▸ **WORK INSTRUCTIONS**: Pictures stay out of this copy, which runs from the first line of the material through the line containing "label=[l for l, i in zip(labels, inside) if not".

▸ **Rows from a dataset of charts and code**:

==================================================

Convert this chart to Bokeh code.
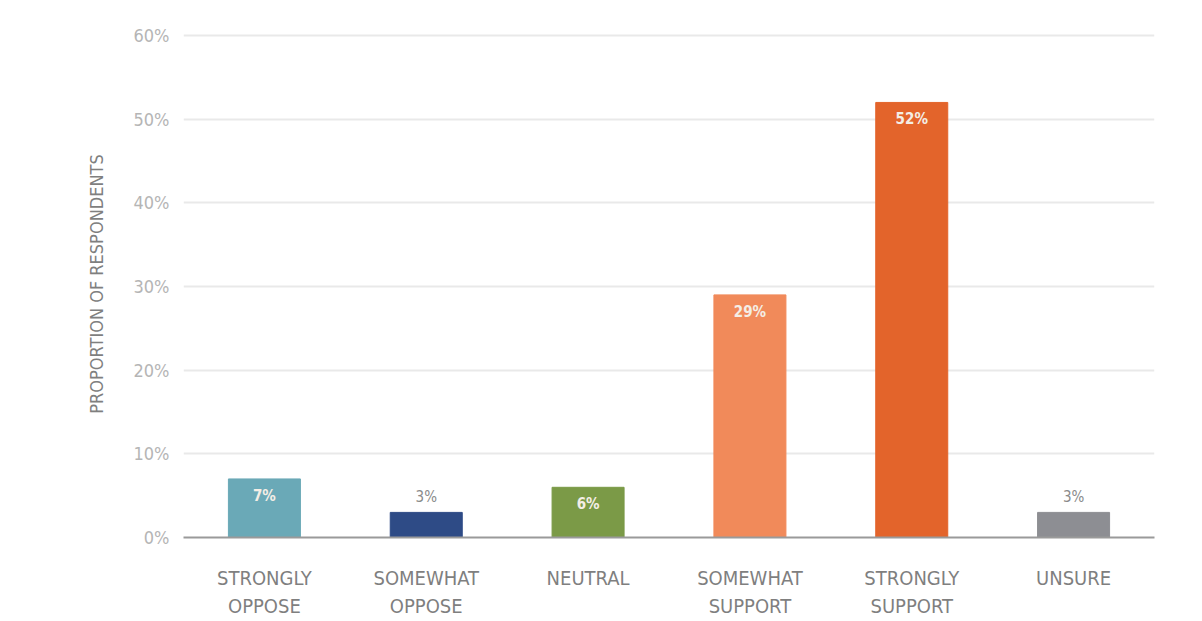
from bokeh.plotting import figure
from bokeh.models import ColumnDataSource, FactorRange, Range1d, NumeralTickFormatter, FixedTicker
from bokeh.core.properties import value
from bokeh.embed import file_html
from bokeh.resources import INLINE

categories = ["STRONGLY\nOPPOSE", "SOMEWHAT\nOPPOSE", "NEUTRAL", "SOMEWHAT\nSUPPORT", "STRONGLY\nSUPPORT", "UNSURE"]
values = [7, 3, 6, 29, 52, 3]
colors = ["#6aa9b7", "#2e4b86", "#7b9a47", "#f18a5a", "#e3642b", "#8d8e93"]
y_ticks = [0, 10, 20, 30, 40, 50, 60]

FONT = "'Liberation Sans Narrow', 'DejaVu Sans Condensed', 'Roboto Condensed', sans-serif"

labels = [f"{v}%" for v in values]
inside = [v >= 5 for v in values]

src = ColumnDataSource(dict(cat=categories, val=values, color=colors, label=labels))
src_in = ColumnDataSource(dict(cat=[c for c, i in zip(categories, inside) if i],
                               val=[v for v, i in zip(values, inside) if i],
                               label=[l for l, i in zip(labels, inside) if i]))
src_out = ColumnDataSource(dict(cat=[c for c, i in zip(categories, inside) if not i],
                                val=[v for v, i in zip(values, inside) if not i],
                                label=[l for l, i in zip(labels, inside) if not i]))

p = figure(x_range=FactorRange(*categories, range_padding=0.0),
           y_range=Range1d(0, 60.6),
           width=1200, height=621,
           output_backend="svg", toolbar_location=None,
           min_border_left=183, min_border_right=46, min_border_top=30, min_border_bottom=84)

p.vbar(x="cat", top="val", width=0.445, color="color", source=src)

p.text(x="cat", y="val", text="label", source=src_in, y_offset=8,
       text_align="center", text_baseline="top", text_color="#f4eee6",
       text_font=value(FONT), text_font_size="15px", text_font_style="bold")
p.text(x="cat", y="val", text="label", source=src_out, y_offset=-6,
       text_align="center", text_baseline="bottom", text_color="#8a8a8a",
       text_font=value(FONT), text_font_size="15px")

p.outline_line_color = None
p.background_fill_color = "white"
p.border_fill_color = "white"

p.xgrid.grid_line_color = None
p.ygrid.grid_line_color = "#e9e9e9"
p.ygrid.grid_line_width = 2

p.yaxis.ticker = FixedTicker(ticks=y_ticks)
p.yaxis.formatter = NumeralTickFormatter(format="0")
p.yaxis.major_label_overrides = {t: f"{t}%" for t in y_ticks}
p.yaxis.axis_line_color = None
p.yaxis.major_tick_line_color = None
p.yaxis.minor_tick_line_color = None
p.yaxis.major_label_text_color = "#b5b5b5"
p.yaxis.major_label_text_font = FONT
p.yaxis.major_label_text_font_size = "18px"
p.yaxis.major_label_standoff = 8
p.yaxis.axis_label = "PROPORTION OF RESPONDENTS"
p.yaxis.axis_label_text_font = FONT
p.yaxis.axis_label_text_font_size = "18px"
p.yaxis.axis_label_text_font_style = "normal"
p.yaxis.axis_label_text_color = "#7f7f7f"
p.yaxis.axis_label_standoff = 24

p.xaxis.axis_line_color = "#9a9a9a"
p.xaxis.axis_line_width = 2
p.xaxis.major_tick_line_color = None
p.xaxis.minor_tick_line_color = None
p.xaxis.major_label_text_color = "#7f7f7f"
p.xaxis.major_label_text_font = FONT
p.xaxis.major_label_text_font_size = "20px"
p.xaxis.major_label_standoff = 22

open("out.html", "w").write(file_html(p, INLINE))
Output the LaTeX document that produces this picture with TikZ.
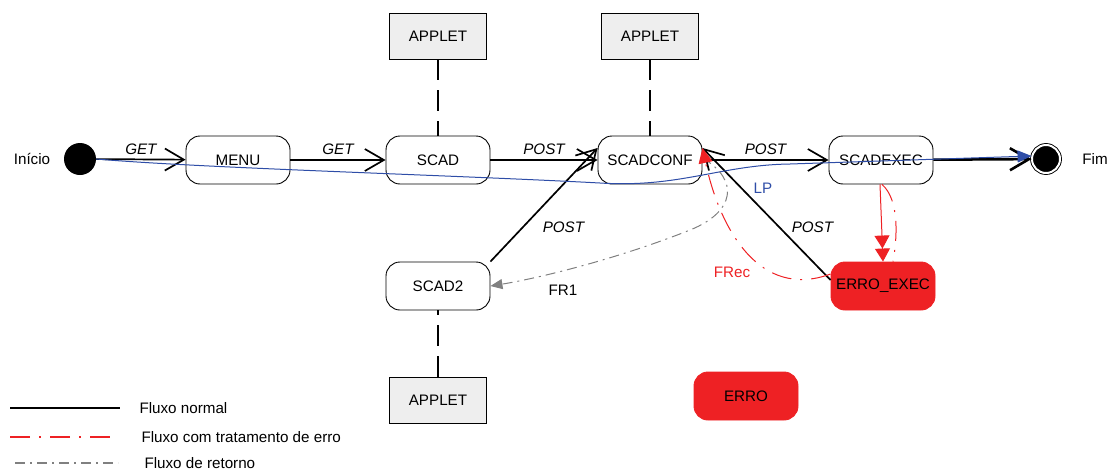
\documentclass[tikz,border=0pt]{standalone}
\usepackage{fontspec}
\setmainfont{Liberation Sans}
\usepackage{tikz}
\usetikzlibrary{arrows.meta,calc,positioning,shapes}
\definecolor{errored}{HTML}{EE2124}
\definecolor{appletgray}{HTML}{EEEEEE}
\definecolor{lpblue}{HTML}{2E4DA7}

\begin{document}
\begin{tikzpicture}[x=1pt,y=-1pt,
  every node/.style={font=\fontsize{15.2}{17}\selectfont},
  state/.style={draw,rounded corners=14pt,minimum width=104pt,minimum height=48pt,line width=0.9pt},
  erro/.style={state,fill=errored,draw=errored},
  applet/.style={draw,fill=appletgray,minimum width=97pt,minimum height=46pt,line width=0.8pt},
  normal/.style={line width=1.7pt,-{Straight Barb[length=19pt,width=22pt]}},
  trat/.style={errored,line width=1pt,dash pattern=on 20pt off 9pt on 2pt off 9pt},
  retorno/.style={gray,line width=1pt,dash pattern=on 10pt off 5pt on 2pt off 5pt},
  link/.style={line width=2pt,dash pattern=on 21pt off 10pt},
  lbl/.style={font=\fontsize{15.2}{17}\selectfont\itshape}]
\useasboundingbox (0,0) rectangle (1110,471);

% estados
\node (inicio) at (80,159) [circle,fill=black,minimum size=32pt,inner sep=0pt] {};
\node (fim) at (1046,159) [circle,fill=black,draw=black,line width=0.9pt,double=white,double distance=2pt,minimum size=28pt,inner sep=0pt] {};
\node at (32,159) {Início};
\node at (1095,159) {Fim};

\node (menu) at (238,160) [state] {MENU};
\node (scad) at (438,160) [state] {SCAD};
\node (scadconf) at (650,160) [state] {SCADCONF};
\node (scadexec) at (881,160) [state] {SCADEXEC};
\node (scad2) at (438,286) [state] {SCAD2};
\node (erroexec) at (883,286) [erro] {ERRO\_EXEC};
\node (erro) at (746,396) [erro] {ERRO};

\node (applet1) at (438,36) [applet] {APPLET};
\node (applet2) at (650,36) [applet] {APPLET};
\node (applet3) at (438,400) [applet] {APPLET};

\draw[link] (applet1) -- (scad);
\draw[link] (applet2) -- (scadconf);
\draw[link] (applet3) -- (scad2);

% fluxo normal
\draw[normal] (inicio) -- node[lbl,above=1pt] {GET} (menu);
\draw[normal] (menu) -- node[lbl,above=1pt] {GET} (scad);
\draw[normal] (scad) -- node[lbl,above=1pt] {POST} (scadconf);
\draw[normal] (scadconf) -- node[lbl,above=1pt] {POST} (scadexec);
\draw[normal,line width=2.6pt] (scadexec) -- (fim);
\draw[normal] (scad2.north east) -- node[lbl,pos=0.3,right=16pt] {POST} ([yshift=12pt]scadconf.west);
\draw[normal] ([yshift=6pt]erroexec.west) -- node[lbl,pos=0.33,above right=-1pt] {POST} ([yshift=12pt]scadconf.east);

% LP
\draw[lpblue,line width=1pt,-{Triangle[length=14pt,width=12pt]}] (inicio.east) .. controls (200,168) and (450,175) .. (600,183)
  .. controls (680,188) and (720,165) .. (790,164) -- ([yshift=3pt]fim.west);
\node[lpblue] at (763,188) {LP};

% retorno
\draw[retorno,-{Triangle[length=12pt,width=10pt]}] ([yshift=2pt]scadconf.east) .. controls (740,180) and (735,212) .. (690,230)
  .. controls (620,258) and (540,278) .. (scad2.east);
\node at (563,290) {FR1};

% tratamento de erro
\draw[trat,-{Triangle[length=15pt,width=14pt]}] ([yshift=12pt]erroexec.west) .. controls (760,300) and (720,230) .. ([yshift=12pt]scadconf.east);
\node[errored] at (732,272) {FRec};
\draw[errored,line width=1pt,-{Triangle[length=13pt,width=15pt]Triangle[length=13pt,width=15pt]}] ([xshift=-1pt]scadexec.south) -- (erroexec.north);
\draw[trat] ([xshift=1pt]scadexec.south) .. controls (900,200) and (897,240) .. ([xshift=10pt]erroexec.north);

% legenda
\coordinate (n1) at (10,408); \coordinate (n2) at (120,408);
\coordinate (t1) at (10,437); \coordinate (t2) at (118,437);
\coordinate (r1) at (15,463); \coordinate (r2) at (118,463);
\draw[line width=1.6pt] (n1) -- (n2);
\draw[trat,line width=1.3pt] (t1) -- (t2);
\draw[retorno,line width=1.4pt] (r1) -- (r2);
\node[anchor=west] at (136,408) {Fluxo normal};
\node[anchor=west] at (138,437) {Fluxo com tratamento de erro};
\node[anchor=west] at (141,463) {Fluxo de retorno};
\end{tikzpicture}
\end{document}
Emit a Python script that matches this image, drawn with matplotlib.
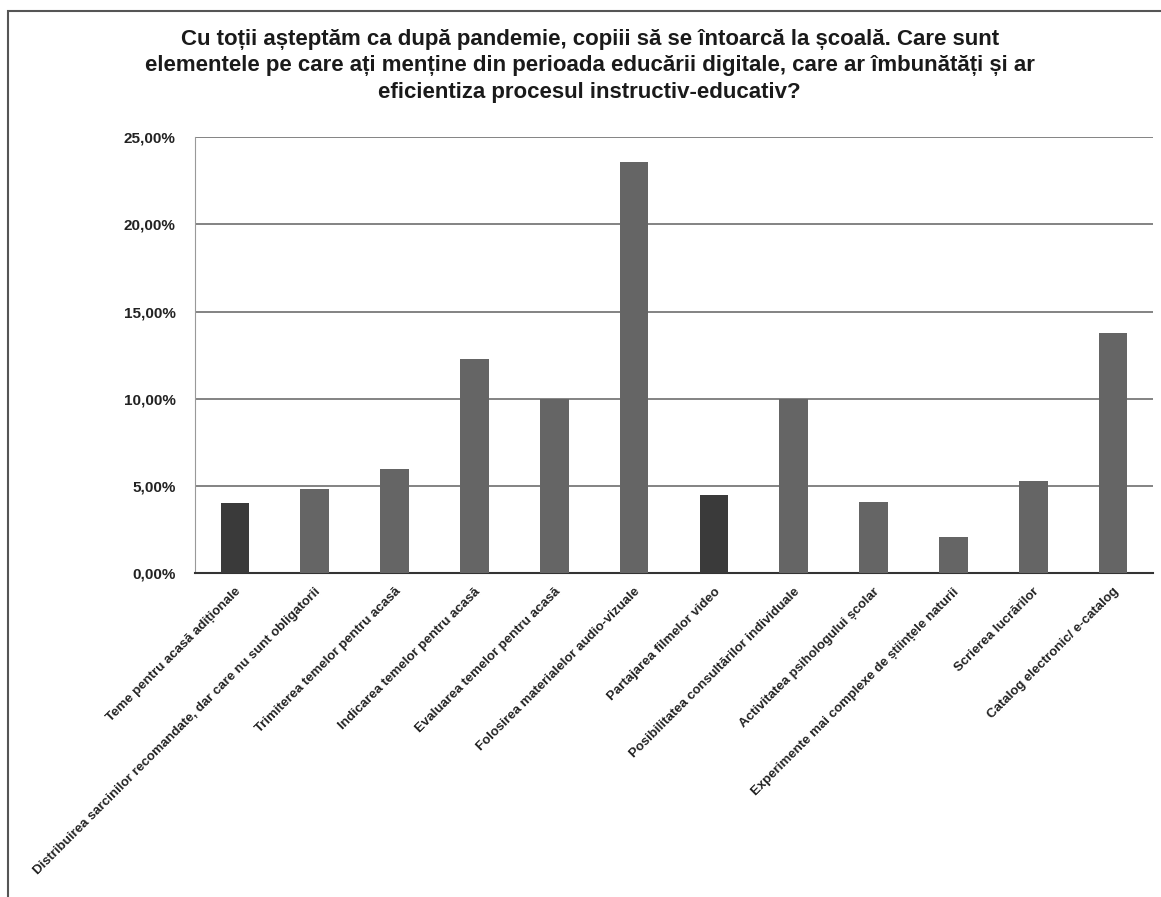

==================================================

▸ **WRITTEN ANSWER**:
Convert this chart to Bokeh code.
from bokeh.plotting import figure
from bokeh.models import ColumnDataSource, FactorRange, Range1d, NumeralTickFormatter, FixedTicker
from bokeh.core.properties import value
from bokeh.embed import file_html
from bokeh.resources import INLINE

categories = ["STRONGLY\nOPPOSE", "SOMEWHAT\nOPPOSE", "NEUTRAL", "SOMEWHAT\nSUPPORT", "STRONGLY\nSUPPORT", "UNSURE"]
values = [7, 3, 6, 29, 52, 3]
colors = ["#6aa9b7", "#2e4b86", "#7b9a47", "#f18a5a", "#e3642b", "#8d8e93"]
y_ticks = [0, 10, 20, 30, 40, 50, 60]

FONT = "'Liberation Sans Narrow', 'DejaVu Sans Condensed', 'Roboto Condensed', sans-serif"

labels = [f"{v}%" for v in values]
inside = [v >= 5 for v in values]

src = ColumnDataSource(dict(cat=categories, val=values, color=colors, label=labels))
src_in = ColumnDataSource(dict(cat=[c for c, i in zip(categories, inside) if i],
                               val=[v for v, i in zip(values, inside) if i],
                               label=[l for l, i in zip(labels, inside) if i]))
src_out = ColumnDataSource(dict(cat=[c for c, i in zip(categories, inside) if not i],
                                val=[v for v, i in zip(values, inside) if not i],
                                label=[l for l, i in zip(labels, inside) if not i]))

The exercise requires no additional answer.